The National Bureau of Statistics released a report last Friday showing the faltering Chinese producer price index (or PPI). The data showed a measurement of costs for goods declining 0.3% year on year in July.
The heightening trade dispute between the United States and China have pushed manufacturers to sell their goods at a lower or discounted rate. The moved forced prices to upsetting territories in July.
The tension has pressured Chinese producers; the weight can be directly traced to the heavy tariffs enforced by Washington.
While the PPI data disappointed the Chinese market, the country’s consumer inflation rate remained high in July. The consumer price index (or CPI) data remained high because of the high price of pork.
The CPI climbed to 2.8%, the highest level since February last year. Pork prices in the Chinese market went up by 27% as the African swine fever crisis dents the global pork market.
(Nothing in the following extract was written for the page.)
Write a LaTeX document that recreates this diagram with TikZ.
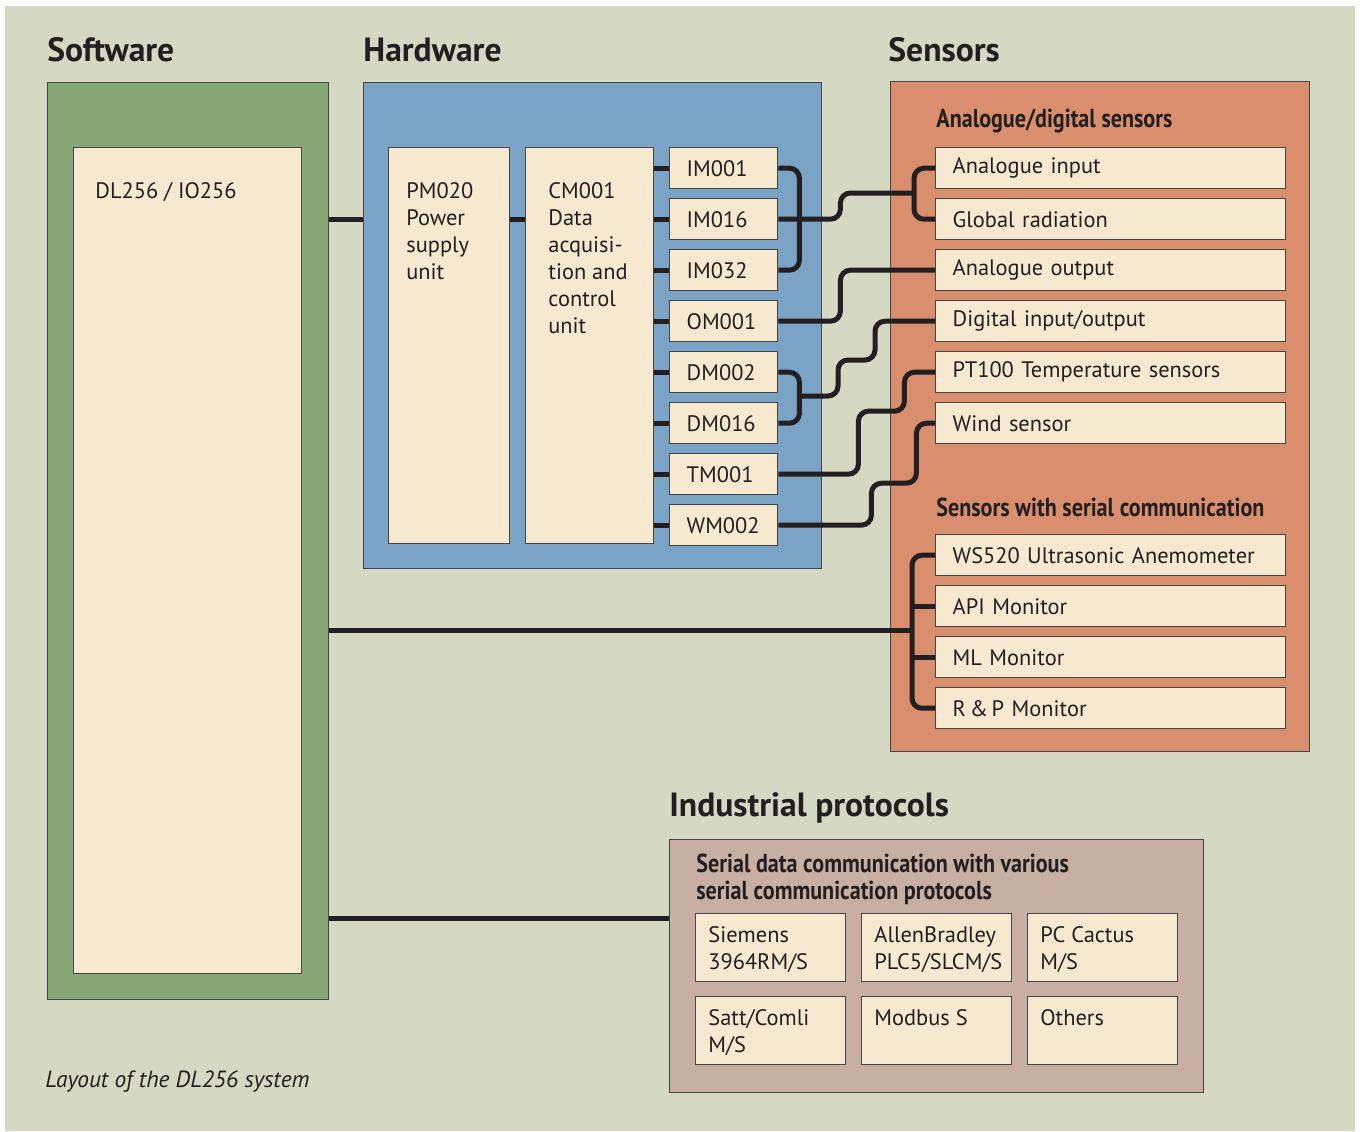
\documentclass[tikz,border=0pt]{standalone}
\usepackage{fontspec}
\setmainfont{PT Sans}
\newfontfamily\condfont[FakeStretch=0.85]{PT Sans}
\usetikzlibrary{positioning}

\definecolor{bggray}{HTML}{D5D8C2}
\definecolor{softgreen}{HTML}{87A876}
\definecolor{hwblue}{HTML}{7AA3C5}
\definecolor{sensorange}{HTML}{D98F6E}
\definecolor{protobrown}{HTML}{C8AFA3}
\definecolor{creamy}{HTML}{F7E8D0}
\definecolor{inkdark}{HTML}{231F20}
\definecolor{edgegray}{HTML}{454545}

\tikzset{
  panel/.style={draw=edgegray, line width=0.7pt, anchor=north west, inner sep=0pt},
  cbox/.style={panel, fill=creamy},
  modbox/.style={cbox, minimum height=20.5pt, text width=37pt, inner xsep=8.5pt, align=left, text=inkdark},
  sensbox/.style={modbox, text width=158pt},
  protobox/.style={cbox, minimum width=75pt, minimum height=34pt},
  lbl/.style={anchor=north west, inner sep=0pt, align=left, text=inkdark},
  heading/.style={anchor=west, inner sep=0pt, text=inkdark, font=\bfseries\fontsize{16.8}{19}\selectfont},
  subheading/.style={anchor=west, inner sep=0pt, text=inkdark, align=left, font=\condfont\bfseries\fontsize{13}{13.5}\selectfont},
  wire/.style={line width=2.5pt, draw=inkdark, rounded corners=5pt}
}

\begin{document}
\begin{tikzpicture}[x=0.5pt, y=-0.5pt, font=\fontsize{11.2}{13.5}\selectfont]
  \useasboundingbox (0,0) rectangle (1360,1131);
  \fill[white] (0,0) rectangle (1360,1131);
  \fill[bggray] (5,6) rectangle (1355,1131);

  % titles
  \node[heading] (t-sw) at (47,50) {Software};
  \node[heading] (t-hw) at (363,50) {Hardware};
  \node[heading] (t-sens) at (888,50) {Sensors};
  \node[heading] (t-ip) at (669,808) {Industrial protocols};

  % software
  \node[panel, fill=softgreen, minimum width=140.5pt, minimum height=458.5pt] (sw) at (47,82) {};
  \node[cbox, minimum width=114pt, minimum height=413pt,
        label={[lbl, xshift=11pt, yshift=-17.5pt]north west:DL256 / IO256}] (dl) at (73,147) {};

  % hardware
  \node[panel, fill=hwblue, minimum width=229pt, minimum height=243pt] (hw) at (363,82) {};
  \node[cbox, minimum width=60.5pt, minimum height=198pt,
        label={[lbl, xshift=9pt, yshift=-17.5pt]north west:{PM020\\Power\\supply\\unit}}] (pm) at (388,147) {};
  \node[cbox, minimum width=64pt, minimum height=198pt,
        label={[lbl, xshift=11.5pt, yshift=-17.5pt]north west:{CM001\\Data\\acquisi-\\tion and\\control\\unit}}] (cm) at (525,147) {};
  \foreach \nm [count=\i from 0] in {IM001,IM016,IM032,OM001,DM002,DM016,TM001,WM002}
    \node[modbox] (mod\i) at (669,147+51*\i) {\nm};

  % sensors
  \node[panel, fill=sensorange, minimum width=209.5pt, minimum height=335pt] (sens) at (890,81) {};
  \node[subheading] (t-ad) at (936,121) {Analogue/digital sensors};
  \foreach \nm [count=\i from 0] in {Analogue input,Global radiation,Analogue output,
      Digital input/output,PT100 Temperature sensors,Wind sensor}
    \node[sensbox] (sen\i) at (935,147+51*\i) {\nm};
  \node[subheading] (t-ser) at (936,507) {Sensors with serial communication};
  \foreach \nm [count=\i from 0] in {WS520 Ultrasonic Anemometer,API Monitor,ML Monitor,R\,\&\,P Monitor}
    \node[sensbox] (ser\i) at (935,534+51*\i) {\nm};

  % industrial protocols
  \node[panel, fill=protobrown, minimum width=267pt, minimum height=126.5pt] (ip) at (669,839) {};
  \node[subheading] (t-proto) at (696,879.5) {Serial data communication with various\\serial communication protocols};
  \node[protobox, label={[lbl, xshift=6.5pt, yshift=-6.5pt]north west:{Siemens\\3964RM/S}}] (p1) at (695,913) {};
  \node[protobox, label={[lbl, xshift=6.5pt, yshift=-6.5pt]north west:{AllenBradley\\PLC5/SLCM/S}}] (p2) at (861,913) {};
  \node[protobox, label={[lbl, xshift=6.5pt, yshift=-6.5pt]north west:{PC Cactus\\M/S}}] (p3) at (1027,913) {};
  \node[protobox, label={[lbl, xshift=6.5pt, yshift=-6.5pt]north west:{Satt/Comli\\M/S}}] (p4) at (695,996) {};
  \node[protobox, label={[lbl, xshift=6.5pt, yshift=-6.5pt]north west:{Modbus S}}] (p5) at (861,996) {};
  \node[protobox, label={[lbl, xshift=6.5pt, yshift=-6.5pt]north west:{Others}}] (p6) at (1027,996) {};

  \node[anchor=west, inner sep=0pt, text=inkdark, font=\itshape\fontsize{11.7}{13}\selectfont] (caption) at (45,1082) {Layout of the DL256 system};

  % links
  \draw[wire] (sw.east |- mod1.west) -- (hw.west |- mod1.west);
  \draw[wire] (pm.east |- mod1.west) -- (cm.west |- mod1.west);
  \foreach \i in {0,...,7}
    \draw[wire] (cm.east |- mod\i.west) -- (mod\i.west);

  \draw[wire] (mod0.east) -- ++(21,0) |- (mod2.east);
  \draw[wire] (mod4.east) -- ++(21,0) |- (mod5.east);
  \draw[wire] (sen0.west) -- ++(-21,0) |- (sen1.west);
  \coordinate (adj) at (914,193);
  \draw[wire] (mod1.east) -- ++(62,0) |- (adj);
  \draw[wire] (mod3.east) -- ++(62,0) |- (sen2.west);
  \coordinate (dmj) at (798,396);
  \draw[wire] (dmj) -- ++(40,0) -- ++(0,-36) -- ++(37,0) |- (sen3.west);
  \draw[wire] (mod6.east) -- ++(80,0) -- ++(0,-63) -- ++(46,0) |- (sen4.west);
  \draw[wire] (mod7.east) -- ++(93,0) -- ++(0,-42) -- ++(45,0) |- (sen5.west);

  \draw[wire] (ser0.west) -- ++(-23,0) |- (ser3.west);
  \draw[wire] (ser1.west) -- ++(-23,0);
  \draw[wire] (ser2.west) -- ++(-23,0);
  \coordinate (serj) at (912,630);
  \draw[wire] (sw.east |- serj) -- (serj);

  \coordinate (ipj) at (669,918);
  \draw[wire] (sw.east |- ipj) -- (ipj);
\end{tikzpicture}
\end{document}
China is also the largest consumer of pork in the world. Some consumers worry about pork prices to climb to 2016 record highs by the fourth quarter of the year.
Because of the disappointing data from the PPI report, Chinese officials are now relying on its stronger consumer spending to support China’s GDP. Beijing policymakers are also expecting the CPI to lessen the impact of the PPI on the faltering economy of China.
Because of the latest data, the People’s Bank of China is anticipated to make deeper cuts on banks’ reserve requirements (or RRR) to give more space for lending. This is on top of the six slashes made last year.
The Chinese government is doing its best to bolster the economy and ease the pressure by cutting taxes and fees on the corporate sector.
However, a source close to the matter says that a deep cut is unlikely because the bank is saving it as its last resort.
Just last month, Yi Gang, the Governor of the Chinese Central Bank, said that the present level of the interest rates is appropriate considering fundamentals. The governor added that an additional cut will only depend if the economic condition worsens.
The recent depletion of the yuan has relieved pressure on producer inflation by raising import costs.
This week, the Chinese government has allowed the currency to depreciate to levels last recorded over a decade ago. The sudden move caught the market by surprise and triggered Washington into blaming Beijing to be a manipulator.
According to experts, the yuan has been weaponized as a countermeasure to the US tariffs. Some strategists even commended the bold move of Beijing.
More Danger, More Damage
If the US President Donald Trump pushes through with his promise of more tariffs on September 1, more companies are to move out of China.
For years, the mainland has been the ideal spot for manufacturers because of lower costs and easier regulations.
According to a survey, 40% of US-owned companies have relocated their production and supplies out of mainland China.
China is the preferred location for American multinational businesses according to state-owned media. Even before the trade war, US policies helped American businessmen to establish their production in China for a low cost.
From sportswear to even toys of American-owned fast-food chains are produced in the mainland. And data shows that half of the products shipped to the US are owned or partly owned by American companies.
However, American enterprises were reportedly having difficulties trying to set up their businesses in mainland. Sources say that Beijing wants multinational campanies to have major Chinese shareholders.